Handelen in strijd met het verbod van reformatio in peius is gerechtvaardigd als een derde-belanghebbende bezwaar instelt.
Terug naar de bovengenoemde uitspraak
De bewoner stelt beroep in tegen het ‘intrekken’ van de toegekende planschadevergoeding in de beslissing op bezwaar. Vast staat dat de bewoner door het indienen van een bezwaarschrift in een nadeliger positie is komen te verkeren.
Vervolgens oordeelt de Rechtbank dat er geen rechtvaardigingsgrond aanwezig is waardoor het verbod van reformatio in peius kan worden gepasseerd. Daartoe overweegt de Rechtbank “de rechtszekerheid verzet zich immers tegen wijziging van een beschikking ten nadele met terugwerkende kracht als de begunstigde daarvan geen verwijt treft van de reden van de wijziging en er anderszins geen grond is om die wijziging voor zijn risico te brengen.”

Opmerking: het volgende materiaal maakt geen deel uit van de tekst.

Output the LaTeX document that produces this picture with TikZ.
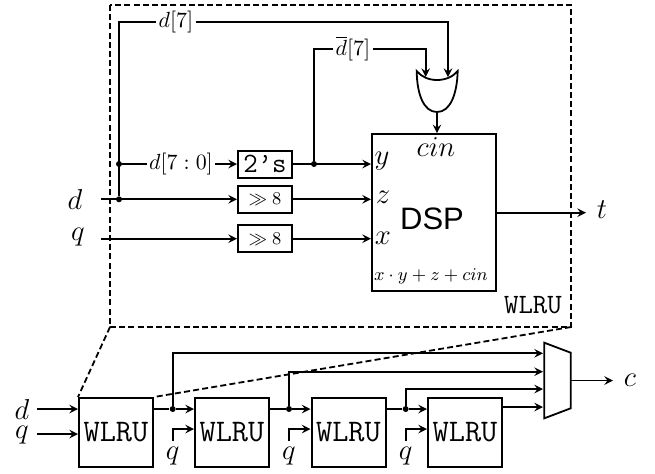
\documentclass[tikz,border=0pt]{standalone}
\usepackage{fontspec}
\newfontfamily\dspfont{Liberation Sans}
\tikzset{
    wire/.style={line width=0.9pt},
    arrow/.style={wire,-stealth},
    zoomline/.style={line width=0.9pt,dash pattern=on 3pt off 1.6pt},
    block/.style={draw,line width=1pt,inner sep=0pt},
    smallbox/.style={block,minimum width=27pt,minimum height=13.5pt},
    wlrubox/.style={block,minimum width=37pt,minimum height=34.5pt,font=\fontsize{15.7}{18}\selectfont\ttfamily},
    dot/.style={circle,fill=black,inner sep=0pt,minimum size=3pt},
    tag/.style={inner sep=1pt,font=\fontsize{11}{13}\selectfont},
    pin/.style={inner sep=0pt,font=\fontsize{14}{16}\selectfont},
    bigpin/.style={inner sep=0pt,font=\fontsize{14.4}{16}\selectfont},
}
\begin{document}
\begin{tikzpicture}[x=0.5pt,y=-0.5pt]
    \useasboundingbox (0,0) rectangle (655,473);

    % inside of the unit
    \node[smallbox,font=\fontsize{14}{16}\selectfont\ttfamily] (twos) at (265,164) {2’s};
    \node[smallbox,font=\fontsize{9}{11}\selectfont] (shiftd) at (265,199.3) {$\gg 8$};
    \node[smallbox,font=\fontsize{9}{11}\selectfont] (shiftq) at (265,238.7) {$\gg 8$};
    \node[block,minimum width=62pt,minimum height=78.5pt] (dsp) at (434,212.7) {};
    \node[font=\fontsize{15.5}{18}\selectfont\dspfont] (dsplabel) at (432,219) {DSP};
    \node[pin] (cin) at (436,147) {$cin$};
    \node[pin] (ylabel) at (382,161) {$y$};
    \node[pin] (zlabel) at (383,197) {$z$};
    \node[pin] (xlabel) at (383,238) {$x$};
    \node[inner sep=0pt,font=\fontsize{9.3}{11}\selectfont] (formula) at (431,276) {$x\cdot y+z+cin$};
    \node[inner sep=0pt,font=\fontsize{14}{16}\selectfont\ttfamily] (unitname) at (533,305) {WLRU};

    \node[bigpin] (din) at (75,199) {$d$};
    \node[bigpin] (qin) at (78,237) {$q$};
    \node[inner sep=0pt,font=\Large] (tout) at (602,210) {$t$};
    \node[tag] (dtop) at (176,22) {$d[7]$};
    \node[tag] (dbar) at (353,49) {$\overline{d}[7]$};
    \node[tag,fill=white] (dlow) at (181,164) {$d[7:0]$};

    \coordinate (dstart) at (101,199.3);
    \coordinate (qstart) at (101,238.7);
    \coordinate (orleft) at (425.7,77);
    \coordinate (orright) at (448,77);
    \coordinate (orbot) at (437,112);
    \coordinate (tend) at (586,212.7);
    \node[dot] (dtap) at (119,199.3) {};
    \node[dot] (dlowtap) at (119,164) {};
    \node[dot] (twostap) at (314,164) {};

    \draw[arrow] (dstart) -- (shiftd);
    \draw[arrow] (qstart) -- (shiftq);
    \draw[wire] (dtap) |- (dtop);
    \draw[arrow] (dtop) -| (orright);
    \draw[wire] (dlowtap) -- (dlow);
    \draw[arrow] (dlow) -- (twos);
    \draw[wire] (twostap) |- (dbar);
    \draw[arrow] (dbar) -| (orleft);
    \draw[arrow] (twos) -- (twos -| dsp.west);
    \draw[arrow] (shiftd) -- (shiftd -| dsp.west);
    \draw[arrow] (shiftq) -- (shiftq -| dsp.west);
    \draw[arrow] (orbot) -- (orbot |- dsp.north);
    \draw[arrow] (dsp.east) -- (tend);

    % or gate
    \draw[line width=0.9pt] (416.7,71) .. controls (426,83) and (448,83) .. (457.7,71)
        .. controls (457,95) and (450,112) .. (orbot)
        .. controls (424,112) and (417,95) .. (416.7,71) -- cycle;

    % the chain below
    \foreach \i/\x in {1/116,2/232,3/348.5,4/465}
        \node[wlrubox] (wlru\i) at (\x,432.5) {WLRU};

    \coordinate (chaind) at (37,409);
    \coordinate (chainq) at (37,434);
    \node[pin] (dlabel) at (22,409) {$d$};
    \node[pin] (qlabel) at (22,435) {$q$};
    \draw[arrow] (chaind) -- (chaind -| wlru1.west);
    \draw[arrow] (chainq) -- (chainq -| wlru1.west);

    % mux
    \coordinate (muxa) at (544.3,342.7);
    \coordinate (muxb) at (570.7,352.7);
    \coordinate (muxc) at (570.7,408.3);
    \coordinate (muxd) at (544.3,418.3);
    \coordinate (muxout) at (570.7,380.5);
    \draw[line width=0.9pt] (muxa) -- (muxb) -- (muxc) -- (muxd) -- cycle;
    \node[bigpin] (cout) at (630,380) {$c$};
    \coordinate (cend) at (613,380.5);
    \draw[arrow] (muxout) -- (cend);

    \foreach \i/\j/\x/\h in {1/2/172.7/353.3,2/3/289/371.7,3/4/405.7/389}
    {
        \coordinate (out\i) at (wlru\i.east |- 0,409);
        \node[dot] (tap\i) at (\x,409) {};
        \node[pin] (q\j) at (\x,456) {$q$};
        \coordinate (qup\j) at (\x,441);
        \coordinate (qin\j) at (wlru\j.west |- 0,429);
        \coordinate (muxin\i) at (543,\h);
        \draw[wire] (out\i) -- (tap\i);
        \draw[arrow] (tap\i) -- (tap\i -| wlru\j.west);
        \draw[arrow] (tap\i) |- (muxin\i);
        \draw[arrow] (qup\j) |- (qin\j);
    }
    \coordinate (lastout) at (wlru4.east |- 0,407);
    \coordinate (muxin4) at (543,407);
    \draw[arrow] (lastout) -- (muxin4);

    % dashed outline
    \coordinate (unitnw) at (110,5);
    \coordinate (unitse) at (571,327);
    \draw[zoomline] (unitnw) rectangle (unitse);
    \draw[zoomline] (unitnw |- unitse) -- (wlru1.north west);
    \draw[zoomline] (unitse) -- (wlru1.north east);
\end{tikzpicture}
\end{document}
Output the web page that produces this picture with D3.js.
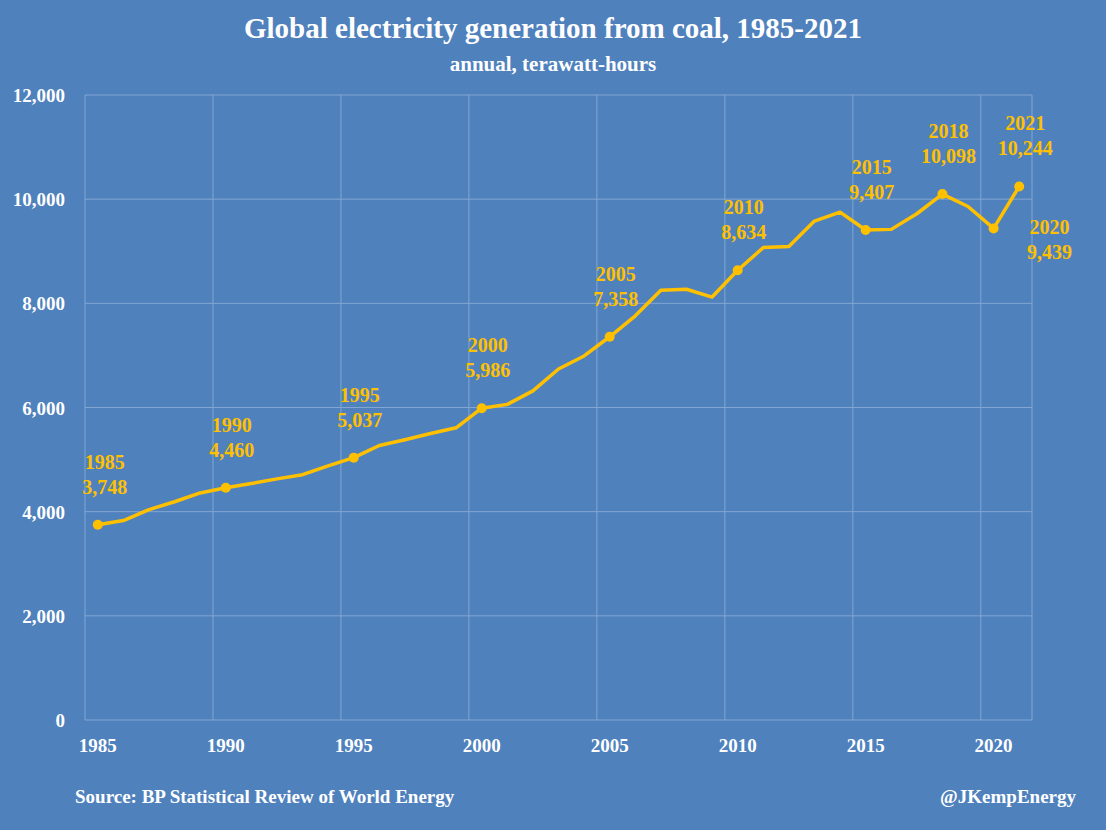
<!DOCTYPE html>
<html><head><meta charset="utf-8">
<script src="https://cdn.jsdelivr.net/npm/d3@7"></script>
<style>
body{margin:0;background:#4f81bd;}
text{font-family:"Liberation Serif","DejaVu Serif",serif;font-weight:bold;}
</style></head>
<body>
<script>
// data
var years = d3.range(1985, 2022);
var coal = [3748,3830,4040,4190,4360,4460,4540,4630,4710,4880,5037,5270,5380,5500,5610,5986,6060,6320,6740,6990,7358,7760,8250,8270,8120,8634,9070,9090,9580,9750,9407,9420,9720,10098,9860,9439,10244];
var marked = [1985,1990,1995,2000,2005,2010,2015,2018,2020,2021];
var yTicks = [0,2000,4000,6000,8000,10000,12000];
var xTicks = [1985,1990,1995,2000,2005,2010,2015,2020];

const w = 1106, h = 830;
const padL = 85, padR = 1032, padT = 95, padB = 720;

var svg = d3.select("body").append("svg").attr("width", w).attr("height", h);
svg.append("rect").attr("width", w).attr("height", h).attr("fill", "#4f81bd");

var x = d3.scaleBand().domain(years).range([padL, padR]);
var y = d3.scaleLinear().domain([0, 12000]).range([padB, padT]);

// grid
svg.selectAll(".hg").data(yTicks).enter().append("line")
  .attr("x1", padL).attr("x2", padR)
  .attr("y1", d => y(d)).attr("y2", d => y(d))
  .attr("stroke", "#84a6d3").attr("stroke-width", 1);
svg.selectAll(".vg").data(xTicks).enter().append("line")
  .attr("x1", d => x(d)).attr("x2", d => x(d))
  .attr("y1", padT).attr("y2", padB)
  .attr("stroke", "#84a6d3").attr("stroke-width", 1);
svg.append("line").attr("x1", padR).attr("x2", padR).attr("y1", padT).attr("y2", padB)
  .attr("stroke", "#84a6d3");

// axis labels
svg.selectAll(".yl").data(yTicks).enter().append("text")
  .attr("x", 65).attr("y", d => y(d) + 7).attr("text-anchor", "end")
  .attr("fill", "white").attr("font-size", 19).text(d => d3.format(",")(d));
svg.selectAll(".xl").data(xTicks).enter().append("text")
  .attr("x", d => x(d) + x.bandwidth()/2).attr("y", 752).attr("text-anchor", "middle")
  .attr("fill", "white").attr("font-size", 19).text(d => d);

// line
var line = d3.line().x((d, i) => x(years[i]) + x.bandwidth()/2).y(d => y(d));
svg.append("path").datum(coal).attr("d", line)
  .attr("fill", "none").attr("stroke", "#ffc000").attr("stroke-width", 3.5)
  .attr("stroke-linejoin", "round");

// points + labels
svg.selectAll(".pt").data(marked).enter().append("circle")
  .attr("cx", d => x(d) + x.bandwidth()/2)
  .attr("cy", d => y(coal[years.indexOf(d)]))
  .attr("r", 5).attr("fill", "#ffc000");

marked.forEach(function(yr){
  var v = coal[years.indexOf(yr)];
  var cx = x(yr) + x.bandwidth()/2, cy = y(v);
  var ty = cy - 56, tx = cx + 6;
  if (yr == 2020) { ty = cy + 6; tx = cx + 56; }
  if (yr == 1985) { tx = cx + 7; }
  var t = svg.append("text").attr("text-anchor", "middle").attr("fill", "#ffc000").attr("font-size", 20);
  t.append("tspan").attr("x", tx).attr("y", ty).text(yr);
  t.append("tspan").attr("x", tx).attr("y", ty + 25).text(d3.format(",")(v));
});

// titles
svg.append("text").attr("x", 553).attr("y", 38).attr("text-anchor", "middle")
  .attr("fill", "white").attr("font-size", 29).text("Global electricity generation from coal, 1985-2021");
svg.append("text").attr("x", 553).attr("y", 71).attr("text-anchor", "middle")
  .attr("fill", "white").attr("font-size", 21).text("annual, terawatt-hours");
svg.append("text").attr("x", 75).attr("y", 803)
  .attr("fill", "white").attr("font-size", 19).text("Source: BP Statistical Review of World Energy");
svg.append("text").attr("x", 1076).attr("y", 803).attr("text-anchor", "end")
  .attr("fill", "white").attr("font-size", 19).text("@JKempEnergy");
</script>
</body></html>
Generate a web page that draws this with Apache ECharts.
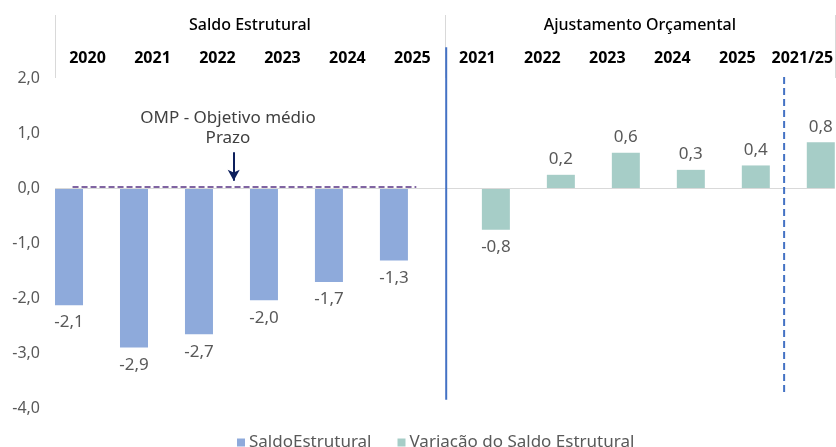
<!DOCTYPE html>
<html>
<head>
<meta charset="utf-8">
<script src="https://cdn.jsdelivr.net/npm/echarts@6/dist/echarts.min.js"></script>
<style>
  html, body { margin: 0; padding: 0; background: #fff; }
  #chart { width: 836px; height: 447px; }
</style>
</head>
<body>
<div id="chart"></div>
<script>
/* data */
var years = ['2020', '2021', '2022', '2023', '2024', '2025',
             '2021', '2022', '2023', '2024', '2025', '2021/25'];
var groups = ['Saldo Estrutural', 'Ajustamento Orçamental'];
var saldo = [-2.13, -2.9, -2.66, -2.04, -1.71, -1.32, null, null, null, null, null, null];
var variacao = [null, null, null, null, null, null, -0.76, 0.24, 0.64, 0.33, 0.41, 0.83];
var yTicks = [-4, -3, -2, -1, 0, 1, 2];
var seriesNames = ['SaldoEstrutural', 'Variação do Saldo Estrutural'];

var font = 'Noto Sans';
var grey = '#595959';

function fmt(v) {
  return v.toFixed(1).replace('.', ',');
}

// label sits beyond the end of the bar
function barItems(arr) {
  return arr.map(function (v) {
    if (v == null) return null;
    return {
      value: v,
      label: { position: v < 0 ? 'bottom' : 'top', distance: v < 0 ? 9 : 7 }
    };
  });
}

var barLabel = {
  show: true,
  fontFamily: font,
  fontSize: 17,
  color: grey,
  formatter: function (p) { return fmt(p.value); }
};

var option = {
  animation: false,
  backgroundColor: '#fff',
  grid: { left: 55, top: 78, bottom: 39, width: 782 },
  legend: {
    data: seriesNames,
    left: 232,
    top: 429,
    icon: 'rect',
    itemWidth: 8,
    itemHeight: 8,
    itemGap: 26,
    textStyle: { fontFamily: font, fontSize: 17, color: grey, padding: [0, 0, 0, -1] }
  },
  xAxis: [
    {
      type: 'category',
      data: years,
      position: 'top',
      axisLine: { show: false, onZero: false },
      axisTick: { show: false },
      axisLabel: { interval: 0, margin: 12, fontFamily: font, fontSize: 16, fontWeight: 'bold', color: '#000' }
    },
    {
      type: 'category',
      data: groups,
      position: 'top',
      axisLine: { show: false, onZero: false },
      axisTick: { show: true, length: 63, lineStyle: { color: '#d9d9d9', width: 1 } },
      axisLabel: { margin: 45, fontFamily: font, fontSize: 16, fontWeight: 500, color: '#000' }
    },
    {
      type: 'value',
      min: 0,
      max: 12,
      show: false
    }
  ],
  yAxis: {
    type: 'value',
    min: yTicks[0],
    max: yTicks[yTicks.length - 1],
    interval: 1,
    axisLine: { show: false },
    axisTick: { show: false },
    splitLine: { show: false },
    axisLabel: {
      margin: 15,
      fontFamily: font,
      fontSize: 16,
      color: grey,
      formatter: function (v) { return fmt(v); }
    }
  },
  series: [
    {
      name: seriesNames[0],
      type: 'bar',
      data: barItems(saldo),
      barWidth: 28,
      barGap: '32%',
      itemStyle: { color: '#8eaadb' },
      label: barLabel,
      markLine: {
        silent: true,
        symbol: 'none',
        label: { show: false },
        lineStyle: { color: '#d9d9d9', type: 'solid', width: 1 },
        data: [{ yAxis: 0 }]
      },
      z: 1
    },
    {
      name: seriesNames[1],
      type: 'bar',
      data: barItems(variacao),
      barWidth: 28,
      barGap: '32%',
      itemStyle: { color: '#a6cdc7' },
      label: barLabel,
      z: 1
    },
    {
      // overlay lines: OMP target and arrow
      name: 'overlay',
      type: 'line',
      xAxisIndex: 2,
      data: [],
      clip: false,
      silent: true,
      z: 5,
      markLine: {
        silent: true,
        animation: false,
        label: { show: false },
        symbol: 'none',
        data: [
          [
            { coord: [0.27, 0.02], lineStyle: { color: '#8064a2', type: [6, 3], width: 2 } },
            { coord: [5.56, 0.02] }
          ],
          [
            { coord: [2.75, 0.65], symbol: 'none', lineStyle: { color: '#0d1f5c', type: 'solid', width: 2 } },
            { coord: [2.75, 0.13], symbol: 'arrow', symbolSize: [9, 11] }
          ]
        ]
      }
    }
  ],
  graphic: [
    {
      type: 'text',
      id: 'omp',
      x: 228,
      y: 108,
      style: {
        text: 'OMP - Objetivo médio\nPrazo',
        fontFamily: font,
        fontSize: 17,
        lineHeight: 20,
        fill: '#404040',
        align: 'center',
        verticalAlign: 'top'
      }
    }
  ]
};

var chart = echarts.init(document.getElementById('chart'));
chart.setOption(option);

// section dividers run past the plot area, so place them via the overlay series' axes
function px(x, y) {
  return chart.convertToPixel({ seriesIndex: 2 }, [x, y]);
}
var a1 = px(6.02, 2.56), a2 = px(6.02, -3.85);
var b1 = px(11.22, 2.02), b2 = px(11.22, -3.71);
chart.setOption({
  graphic: [
    {
      type: 'line', id: 'divider', z: 10,
      shape: { x1: a1[0], y1: a1[1], x2: a2[0], y2: a2[1] },
      style: { stroke: '#4472c4', lineWidth: 2 }
    },
    {
      type: 'line', id: 'divider2', z: 10,
      shape: { x1: b1[0], y1: b1[1], x2: b2[0], y2: b2[1] },
      style: { stroke: '#4472c4', lineWidth: 2, lineDash: [7, 4] }
    }
  ]
});
</script>
</body>
</html>
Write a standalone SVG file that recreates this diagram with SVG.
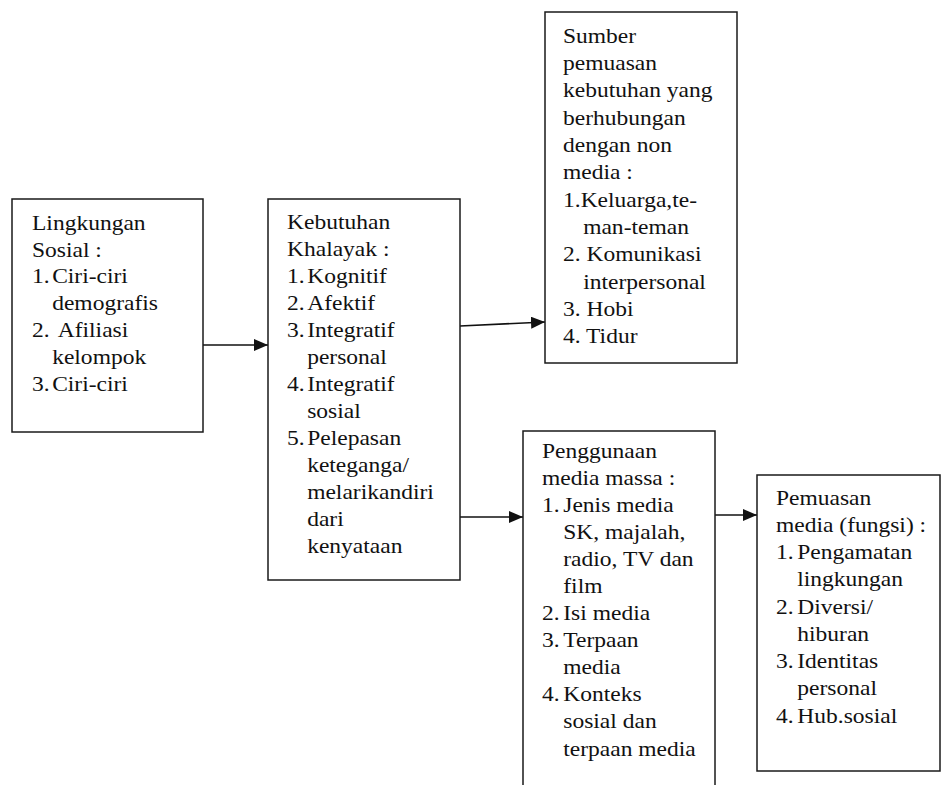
<svg xmlns="http://www.w3.org/2000/svg" width="942" height="785" viewBox="0 0 942 785">
<style>
.box{fill:#fff;stroke:#1a1a1a;stroke-width:1.5}
.t{font-family:'Liberation Serif','DejaVu Serif',serif;font-size:21px;fill:#111}
.c{stroke:#111;stroke-width:1.6;fill:none}
</style>
<defs>
<marker id="ah" markerUnits="userSpaceOnUse" markerWidth="14" markerHeight="12" refX="14" refY="6" orient="auto">
<path d="M0,0 L14,6 L0,12 Z" fill="#111"/>
</marker>
</defs>
<rect width="942" height="785" fill="#fff"/>
<g id="connectors">
<line class="c" x1="203" y1="345" x2="268" y2="345" marker-end="url(#ah)"/>
<line class="c" x1="460" y1="326" x2="545" y2="322" marker-end="url(#ah)"/>
<line class="c" x1="460" y1="517" x2="523" y2="517" marker-end="url(#ah)"/>
<line class="c" x1="715" y1="515" x2="757" y2="515" marker-end="url(#ah)"/>
</g>
<g id="lingkungan">
<rect class="box" x="12" y="199" width="191" height="233"/>
<g transform="translate(32 0) scale(1.12 1)">
<text class="t" font-family="Liberation Serif, serif">
<tspan x="0" y="230">Lingkungan</tspan>
<tspan x="0" y="257">Sosial :</tspan>
<tspan x="0" y="283">1.</tspan><tspan x="18" y="283">Ciri-ciri</tspan>
<tspan x="18" y="310">demografis</tspan>
<tspan x="0" y="337">2.</tspan><tspan x="23" y="337">Afiliasi</tspan>
<tspan x="18" y="364">kelompok</tspan>
<tspan x="0" y="391">3.</tspan><tspan x="18" y="391">Ciri-ciri</tspan>
</text>
</g>
</g>
<g id="kebutuhan">
<rect class="box" x="268" y="199" width="192" height="381"/>
<g transform="translate(287 0) scale(1.12 1)">
<text class="t">
<tspan x="0" y="229">Kebutuhan</tspan>
<tspan x="0" y="256">Khalayak :</tspan>
<tspan x="0" y="283">1.</tspan><tspan x="18" y="283">Kognitif</tspan>
<tspan x="0" y="310">2.</tspan><tspan x="18" y="310">Afektif</tspan>
<tspan x="0" y="337">3.</tspan><tspan x="18" y="337">Integratif</tspan>
<tspan x="18" y="364">personal</tspan>
<tspan x="0" y="391">4.</tspan><tspan x="18" y="391">Integratif</tspan>
<tspan x="18" y="418">sosial</tspan>
<tspan x="0" y="445">5.</tspan><tspan x="18" y="445">Pelepasan</tspan>
<tspan x="18" y="472">keteganga/</tspan>
<tspan x="18" y="499">melarikandiri</tspan>
<tspan x="18" y="526">dari</tspan>
<tspan x="18" y="553">kenyataan</tspan>
</text>
</g>
</g>
<g id="sumber">
<rect class="box" x="545" y="12" width="192" height="351"/>
<g transform="translate(563 0) scale(1.12 1)">
<text class="t">
<tspan x="0" y="43">Sumber</tspan>
<tspan x="0" y="70">pemuasan</tspan>
<tspan x="0" y="97">kebutuhan yang</tspan>
<tspan x="0" y="125">berhubungan</tspan>
<tspan x="0" y="152">dengan non</tspan>
<tspan x="0" y="179">media :</tspan>
<tspan x="0" y="207">1.Keluarga,te-</tspan>
<tspan x="18" y="234">man-teman</tspan>
<tspan x="0" y="261">2. Komunikasi</tspan>
<tspan x="18" y="289">interpersonal</tspan>
<tspan x="0" y="316">3. Hobi</tspan>
<tspan x="0" y="343">4. Tidur</tspan>
</text>
</g>
</g>
<g id="penggunaan">
<rect class="box" x="523" y="431" width="192" height="370"/>
<g transform="translate(542 0) scale(1.12 1)">
<text class="t">
<tspan x="0" y="458">Penggunaan</tspan>
<tspan x="0" y="485">media massa :</tspan>
<tspan x="0" y="512">1.</tspan><tspan x="19" y="512">Jenis media</tspan>
<tspan x="19" y="539">SK, majalah,</tspan>
<tspan x="19" y="566">radio, TV dan</tspan>
<tspan x="19" y="593">film</tspan>
<tspan x="0" y="620">2.</tspan><tspan x="19" y="620">Isi media</tspan>
<tspan x="0" y="647">3.</tspan><tspan x="19" y="647">Terpaan</tspan>
<tspan x="19" y="674">media</tspan>
<tspan x="0" y="701">4.</tspan><tspan x="19" y="701">Konteks</tspan>
<tspan x="19" y="728">sosial dan</tspan>
<tspan x="19" y="756">terpaan media</tspan>
</text>
</g>
</g>
<g id="pemuasan">
<rect class="box" x="757" y="475" width="183" height="296"/>
<g transform="translate(776 0) scale(1.12 1)">
<text class="t">
<tspan x="0" y="505">Pemuasan</tspan>
<tspan x="0" y="532">media (fungsi) :</tspan>
<tspan x="0" y="559">1.</tspan><tspan x="19" y="559">Pengamatan</tspan>
<tspan x="19" y="586">lingkungan</tspan>
<tspan x="0" y="614">2.</tspan><tspan x="19" y="614">Diversi/</tspan>
<tspan x="19" y="641">hiburan</tspan>
<tspan x="0" y="668">3.</tspan><tspan x="19" y="668">Identitas</tspan>
<tspan x="19" y="695">personal</tspan>
<tspan x="0" y="723">4.</tspan><tspan x="19" y="723">Hub.sosial</tspan>
</text>
</g>
</g>
</svg>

In dezen concludeert de Rechtbank tenslotte dat de bewoner geen verwijt treft en er ook anderszins geen grond is om de wijziging voor zijn risico te brengen.
Gevolgen voor de praktijk
De uitkomst van deze uitspraak heeft niet tot gevolg dat bij planschadezaken in bezwaar de tegemoetkoming niet kan worden gematigd of afgewezen.
Denkbaar is dat een planologische wijziging op verzoek van een projectontwikkelaar* plaatsvindt en daarvoor een planschadeverhaalsovereenkomst wordt opgesteld. Een projectontwikkelaar is in zo’n geval eveneens belanghebbende bij de behandeling van het bezwaar tegen de (afwijzing van de) tegemoetkoming in planschade. Als de projectontwikkelaar bezwaar aantekent tegen het planschadevergoedingsbesluit is een matiging of alsnog een afwijzing van de planschadevergoeding heel wel mogelijk.
Het is van groot belang dat het college zich zelfstandig een oordeel vormt over het advies van een door hem ingeschakelde planschadebeoordelingscommissie. Mocht het college het oordeel van de planschadebeoordelingscommissie niet willen volgen, dan zal het daarvan gemotiveerd moeten afwijken in het primaire planschadevergoedingsbesluit.